Snowshoe Cat Personality
The Snowshoe cat is typically gentle, loving, and affectionate with a sweet temperament somewhere in between the Siamese and American Shorthair. They have a soft, melodic voice but as a result of their Siamese heritage they are considered more talkative than other breeds. If you have a Snowshoe cat be prepared for many conversations as you go about your day and especially during dinner time.
Snowshoe cats are active, intelligent and inquisitive and play fetch as well as any dog. They’re also the cat who will learn to open doors, walk on a leash or learn and perform any tricks you choose to teach them. They tend to like to view the household from above, so a Snowshoe cat will be the one perching on the top of the fridge or some other high point in the house to watch what is going on around him.
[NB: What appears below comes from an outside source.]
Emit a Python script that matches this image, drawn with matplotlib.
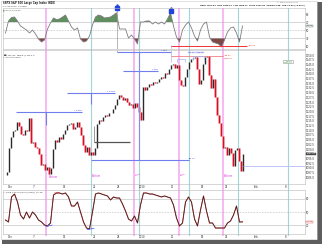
import matplotlib
matplotlib.use("Agg")
import matplotlib.pyplot as plt
from matplotlib.patches import Rectangle
import numpy as np

W, H = 322, 245

# ---------------- data ----------------
# $SPX intraday closes, 3 bars per trading day, 30-Nov-2009 .. 27-Jan-2010
price_close = [
    1086.2, 1087.8, 1100.5, 1106.4, 1109.6, 1110.1, 1114.4, 1112.2, 1108.0, 1107.4,
    1110.1, 1109.6, 1116.5, 1103.2, 1103.7, 1101.1, 1100.5, 1097.3, 1091.5, 1092.0,
    1088.8, 1090.4, 1086.7, 1089.9, 1100.0, 1104.8, 1103.7, 1106.4, 1105.3, 1108.0,
    1110.1, 1112.8, 1113.3, 1113.8, 1110.6, 1111.7, 1114.4, 1111.7, 1107.4, 1102.1,
    1098.4, 1101.1, 1096.8, 1098.4, 1096.8, 1100.5, 1113.3, 1115.4, 1114.9, 1117.0,
    1118.1, 1117.5, 1119.1, 1119.1, 1121.3, 1123.4, 1126.6, 1128.7, 1127.7, 1126.1,
    1127.1, 1125.0, 1123.4, 1123.9, 1121.8, 1124.5, 1122.3, 1119.7, 1115.4, 1133.0,
    1131.4, 1133.0, 1134.6, 1134.0, 1135.6, 1135.1, 1135.6, 1137.2, 1138.3, 1137.8,
    1140.4, 1139.9, 1142.6, 1144.7, 1145.2, 1143.1, 1144.7, 1136.7, 1134.0, 1133.5,
    1138.3, 1142.6, 1146.3, 1147.9, 1148.4, 1148.9, 1142.6, 1134.6, 1136.7, 1145.2,
    1148.9, 1149.5, 1139.4, 1132.4, 1137.2, 1127.7, 1118.1, 1113.8, 1106.9, 1100.5,
    1101.1, 1096.8, 1100.5, 1097.9, 1090.9, 1099.5, 1100.5, 1093.6, 1088.3, 1097.5]
bars_per_day = 3

# RSI(14), 2 readings per trading day
rsi_values = [
    42.5, 72.5, 81.2, 82.5, 72.5, 60.0, 55.0, 50.0, 42.5, 50.0,
    40.0, 27.5, 20.0, 25.0, 52.5, 67.5, 80.0, 76.2, 77.5, 82.5,
    87.5, 72.5, 57.5, 50.0, 55.0, 27.5, 20.0, 22.5, 35.0, 62.5,
    82.5, 87.5, 85.0, 80.0, 81.2, 82.5, 87.5, 93.0, 52.5, 52.5,
    52.5, 30.0, 37.5, 27.5, 15.0, 70.0, 70.0, 72.5, 72.5, 65.0,
    70.0, 65.0, 70.0, 65.0, 77.5, 93.0, 60.0, 32.5, 20.0, 50.0,
    62.5, 70.0, 55.0, 35.0, 22.5, 50.0, 65.0, 70.0, 32.5, 20.0,
    17.5, 15.0, 7.5, 25.0, 45.0, 55.0, 57.5, 42.5, 20.0, 60.0]

# Slow stochastic %K, 2 readings per trading day
stoch_k = [
    31.8, 27.3, 84.1, 90.9, 72.7, 43.2, 34.1, 50.0, 36.4, 50.0,
    43.2, 31.8, 27.3, 20.5, 18.2, 25.0, 88.6, 93.2, 93.2, 90.9,
    93.2, 84.1, 63.6, 63.6, 72.7, 50.0, 27.3, 13.6, 11.4, 50.0,
    90.9, 93.2, 90.9, 88.6, 86.4, 77.3, 84.1, 81.8, 81.8, 68.2,
    52.3, 34.1, 29.5, 40.9, 25.0, 65.9, 93.2, 93.2, 90.9, 90.9,
    88.6, 86.4, 84.1, 86.4, 84.1, 81.8, 65.9, 36.4, 18.2, 25.0,
    72.7, 84.1, 72.7, 34.1, 18.2, 54.5, 86.4, 52.3, 25.0, 25.0,
    13.6, 13.6, 13.6, 13.6, 25.0, 29.5, 43.2, 63.6, 27.3, 27.6]
ind_per_day = 2

# trading-day index of the axis labels
date_ticks = [1, 5, 10, 15, 19, 23, 28, 33, 37, 42, 47]
date_labels = ["Dec", "7", "14", "21", "28", "2010", "11", "18", "25", "Feb", "8"]
price_ticks = [1085 + 2.5 * i for i in range(27)]
rsi_ticks = [10, 30, 50, 70, 90]
sto_ticks = [20, 50, 80]

# annotation days (trading-day index)
pink_days = [7.0, 21.67, 29.17, 36.5]
teal_days = [14.5, 22.5, 30.83, 39.0, 47.33]

# ---------------- figure ----------------
plt.rcParams["font.family"] = ["DejaVu Sans"]
fig = plt.figure(figsize=(W / 100, H / 100), dpi=100)
fig.patch.set_facecolor("white")


def rect(x0, y0, x1, y1):
    return [x0 / W, 1 - y1 / H, (x1 - x0) / W, (y1 - y0) / H]


def ftext(x, y, s, **kw):
    fig.text(x / W, 1 - y / H, s, **kw)


XL = (-1 / 6, 301 / 6)
FS = 1.9
GRID = "#b8b8b8"

ov = fig.add_axes(rect(3, 8, 305, 236))
ov.set_xlim(XL)
ov.set_ylim(0, 1)
ov.axis("off")
ov.set_zorder(0)
for d in pink_days:
    ov.axvline(d, color="#f6a6f0", lw=1.1)
for d in teal_days:
    ov.axvline(d, color="#a3d6d6", lw=0.8)

ax_r = fig.add_axes(rect(3, 8, 305, 49))
ax_p = fig.add_axes(rect(3, 50, 305, 184))
ax_s = fig.add_axes(rect(3, 190, 305, 234))
for ax in (ax_r, ax_p, ax_s):
    ax.set_zorder(1)
    ax.patch.set_alpha(0)
    ax.set_xlim(XL)
    for sp in ax.spines.values():
        sp.set_color(GRID)
        sp.set_linewidth(0.4)
    ax.yaxis.tick_right()
    ax.tick_params(axis="both", length=0, labelsize=FS, pad=0.8, colors="#333333")

# ---- RSI panel ----
ix = np.array([(i + 0.5) / ind_per_day for i in range(len(rsi_values))])
rv = np.array(rsi_values)
ax_r.set_ylim(2.5, 105)
for lv, ls in ((70, "-"), (50, (0, (3, 2))), (30, "-")):
    ax_r.axhline(lv, color=GRID, lw=0.4, ls=ls)
ax_r.fill_between(ix, rv, 70, where=rv >= 70, interpolate=True, color="#5f8f5f", lw=0)
ax_r.fill_between(ix, rv, 30, where=rv <= 30, interpolate=True, color="#7f4848", lw=0)
ax_r.plot(ix, rv, color="#7d7d7d", lw=0.6)
ax_r.set_yticks(rsi_ticks)
ax_r.set_yticklabels([str(t) for t in rsi_ticks])
ax_r.set_xticks([])
ax_r.vlines(18.83, 2.5, 100, color="#9a9a9a", lw=0.5)
ax_r.vlines(27.83, 2.5, 12.5, color="#b0b8f0", lw=0.5)
ax_r.hlines(10.5, 27.83, 40.5, color="#ee3333", lw=0.7)
ax_r.text(40.7, 10.5, "Jan 28", color="#dd2222", fontsize=1.6, va="center", ha="left")
for d, y in ((18.83, 106), (27.83, 97)):
    ax_r.plot([d], [y], marker="s", ms=2.2, color="#2244dd", clip_on=False)
    ax_r.plot([d], [y + 5], marker="^", ms=2.6, color="#2244dd", clip_on=False)
ax_r.annotate(f"{rsi_values[-1]:.2f}", xy=(1.0, rsi_values[-1]),
              xycoords=("axes fraction", "data"), xytext=(1.2, 0),
              textcoords="offset points", fontsize=1.6, va="center", ha="left",
              color="#335533",
              bbox=dict(boxstyle="square,pad=0.2", fc="#e8f0e8", ec="#777777", lw=0.3))

# ---- price panel ----
px = np.array([(j + 0.5) / bars_per_day for j in range(len(price_close))])
pc = np.array(price_close)
po = np.concatenate([[pc[0]], pc[:-1]])
lo = np.minimum(po, pc)
hi = np.maximum(po, pc)
down = pc < po
ax_p.set_ylim(1081.4, 1152.66)
ax_p.vlines(px[down], lo[down], hi[down], colors="#f4b8c4", lw=2.0)
ax_p.vlines(px, lo, hi, colors=np.where(down, "#d81020", "#2a2a2a"), lw=1.0)
ax_p.set_yticks(price_ticks)
ax_p.set_yticklabels([f"{t:.1f}" for t in price_ticks])
ax_p.set_xticks(date_ticks)
ax_p.set_xticklabels(date_labels)

BL = "#6f7ff0"
ax_p.hlines(1151.6, 18.83, 27.83, color=BL, lw=0.8, clip_on=False)
ax_p.text(27.2, 1152.2, "7 top", color="#2233cc", fontsize=1.6, ha="right", va="bottom", clip_on=False)
ax_p.hlines(1141.5, 19.83, 25.67, color=BL, lw=0.8)
ax_p.text(25.6, 1142.0, "7 top", color="#2233cc", fontsize=1.6, ha="right", va="bottom")
ax_p.hlines(1130.0, 10.5, 18.5, color=BL, lw=0.8)
ax_p.text(18.4, 1130.5, "7.5 top", color="#2233cc", fontsize=1.6, ha="right", va="bottom")
ax_p.vlines(14.5, 1124.0, 1130.0, color=BL, lw=0.8)
ax_p.hlines(1119.7, 2.0, 13.0, color=BL, lw=0.8)
ax_p.text(12.9, 1120.2, "7.5 top", color="#2233cc", fontsize=1.6, ha="right", va="bottom")
ax_p.vlines(7.0, 1112.8, 1119.7, color=BL, lw=0.8)
ax_p.hlines(1103.7, 15.0, 21.0, color="#555555", lw=0.9)
ax_p.vlines(15.0, 1103.7, 1112.5, color="#888888", lw=0.6)
ax_p.hlines(1094.1, 14.5, 30.83, color=BL, lw=0.8)
ax_p.text(30.6, 1094.6, "Jan 14", color="#2233cc", fontsize=1.5, ha="left", va="bottom")
ax_p.vlines(22.5, 1094.1, 1151.6, color="#8090e0", lw=0.8)
ax_p.hlines(1091.1, 39.83, 50.5, color="#b4bff4", lw=0.6)
ax_p.vlines(18.83, 1151.6, 1152.66, color="#9a9a9a", lw=0.5)
ax_p.vlines(27.83, 1146.3, 1152.66, color="#b0b8f0", lw=0.5)
ax_p.hlines(1149.6, 27.83, 36.5, color="#f08080", lw=0.6)
ax_p.text(36.7, 1149.9, "Jan 21", color="#dd2222", fontsize=1.5, ha="left", va="center")
ax_p.text(36.7, 1148.0, "1150.45", color="#dd2222", fontsize=1.5, ha="left", va="center")
ax_p.text(30.7, 1151.4, "Jan 14  1148.46", color="#2233cc", fontsize=1.4, ha="left", va="center",
          bbox=dict(boxstyle="square,pad=0.15", fc="white", ec="#b0b8f0", lw=0.3))
for a, b, yb, yt in ((28.8, 30.2, 1146.3, 1147.9), (31.5, 33.3, 1147.2, 1149.3)):
    ax_p.hlines(yt, a, b, color="#a8b0f0", lw=0.5)
    ax_p.vlines([a, b], yb, yt, color="#a8b0f0", lw=0.5)

PK = "#e040e0"
ax_p.text(7.4, 1085.3, "Bottom", color=PK, fontsize=1.8, ha="left", va="center")
ax_p.text(14.6, 1085.6, "Bottom", color=PK, fontsize=1.8, ha="left", va="center")
ax_p.text(21.8, 1086.0, "Accel.\nsell", color=PK, fontsize=1.6, ha="left", va="center", linespacing=1.0)
ax_p.text(29.3, 1086.0, "Accel.\nSell", color=PK, fontsize=1.6, ha="left", va="center", linespacing=1.0)
ax_p.text(36.7, 1085.6, "Bottom", color=PK, fontsize=1.8, ha="left", va="center")
ax_p.text(47.4, 1146.5, "Feb 8\n1100.00", color="#229922", fontsize=1.5, ha="center", va="center",
          linespacing=1.1,
          bbox=dict(boxstyle="square,pad=0.3", fc="white", ec="#999999", lw=0.4))
ax_p.annotate(f"{price_close[-1]:.2f}", xy=(1.0, price_close[-1]),
              xycoords=("axes fraction", "data"), xytext=(1.2, 0),
              textcoords="offset points", fontsize=1.6, va="center", ha="left", color="white",
              bbox=dict(boxstyle="square,pad=0.25", fc="#4a4a4a", ec="#4a4a4a", lw=0.3))

# ---- stochastic panel ----
sv = np.array(stoch_k)
ax_s.set_ylim(0, 100)
for lv, ls in ((80, "-"), (50, (0, (3, 2))), (20, "-")):
    ax_s.axhline(lv, color=GRID, lw=0.4, ls=ls)
ax_s.plot(ix, sv, color="#e85050", lw=0.8)
ax_s.plot(ix, sv, color="#262626", lw=0.5)
ax_s.set_yticks(sto_ticks)
ax_s.set_yticklabels([str(t) for t in sto_ticks])
ax_s.set_xticks(date_ticks)
ax_s.set_xticklabels(date_labels)
ax_s.plot([7.0, 8.0], [17, 20], color="#5566ee", lw=0.6)
ax_s.plot([13.9, 15.0], [10, 13], color="#5566ee", lw=0.6)
ax_s.annotate(f"{stoch_k[-1]:.2f}", xy=(1.0, stoch_k[-1]),
              xycoords=("axes fraction", "data"), xytext=(1.2, 0),
              textcoords="offset points", fontsize=1.6, va="center", ha="left", color="#dd2222",
              bbox=dict(boxstyle="square,pad=0.2", fc="white", ec="#dd5555", lw=0.3))

# ---------------- header / legend texts ----------------
ftext(3, 3, r"\$SPX S&P 500 Large Cap Index INDX", fontsize=1.8, fontweight="bold", va="center", color="#222222")
ftext(3, 6.5, "27-Jan-2010  4:00pm", fontsize=1.6, va="center", color="#333333")
ftext(3, 10, "\u25B2 RSI(14) 60.25", fontsize=1.6, va="center", color="#335533")
ftext(298, 1.8, "\u00A9 StockCharts.com", fontsize=1.5, va="center", ha="right", color="#666666")
ftext(305, 5, "Open 1091.94  High 1099.51  Low 1083.11  Close 1097.50  Volume 5.9B  Chg +5.33 (+0.49%)",
      fontsize=1.45, va="center", ha="right", color="#222222", fontweight="bold")
ftext(3, 55, r"$\blacksquare$ \$SPX (60 Minute) 1097.50", fontsize=1.5, va="center", color="#333333")
ftext(3, 57.8, "\u2014 Volume undef", fontsize=1.5, va="center", color="#333333")
ftext(3, 192.5, "\u2014 Slow STO %K(14,3) %D(3) 37.49,", fontsize=1.6, va="center", color="#333333")
ftext(54, 192.5, "27.58", fontsize=1.6, va="center", color="#dd2222")

# ---------------- frame shadow ----------------
fig.add_artist(Rectangle((316.5 / W, 1 - 244 / H), 5.5 / W, 242 / H,
                         transform=fig.transFigure, color="#5e5e5e", lw=0))
fig.add_artist(Rectangle((2 / W, 1 - 244 / H), 320 / W, 4.5 / H,
                         transform=fig.transFigure, color="#5e5e5e", lw=0))
fig.add_artist(Rectangle((0.5 / W, 1 - 239 / H), 316 / W, 238 / H,
                         transform=fig.transFigure, fill=False, ec="#c8c8c8", lw=0.4))

fig.savefig("out.png", dpi=100, facecolor="white")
Sociable by nature, they tend to form a stronger bond with one member of the family but will still be friendly and affectionate with other members of the household. Snowshoe cats are particularly suited to children and will also get on well with other pets in the family.
Did You Know?
The Snowshoe cat breed came about when American Siamese cat breeder Dorothy Hinds-Daugherty noticed four kittens with white paws in a litter of Siamese kittens. She set about to recreate the look by breeding Seal Point Siamese with bi-colour American Shorthairs. The breed almost became lost when Dorothy abandoned the program, but was saved when Vikki Olander, owner of the Furr-Lo Cattery, took over. Vikki eventually convinced the cat associations to recognise the breed, where it was granted experimental status in 1974.
At birth Snowshoe cats are pure white and only develop their colours once they have reached a few weeks of age. Their white paws are referred to as mittens and boots, and must not cover more than one-third of their body in order for them to be of show quality.
Snowshoe cats have been increasingly popular since Grumpy Cat became an internet superstar in 2013, although the scowling face is nothing like the Snowshoe breed’s true personality.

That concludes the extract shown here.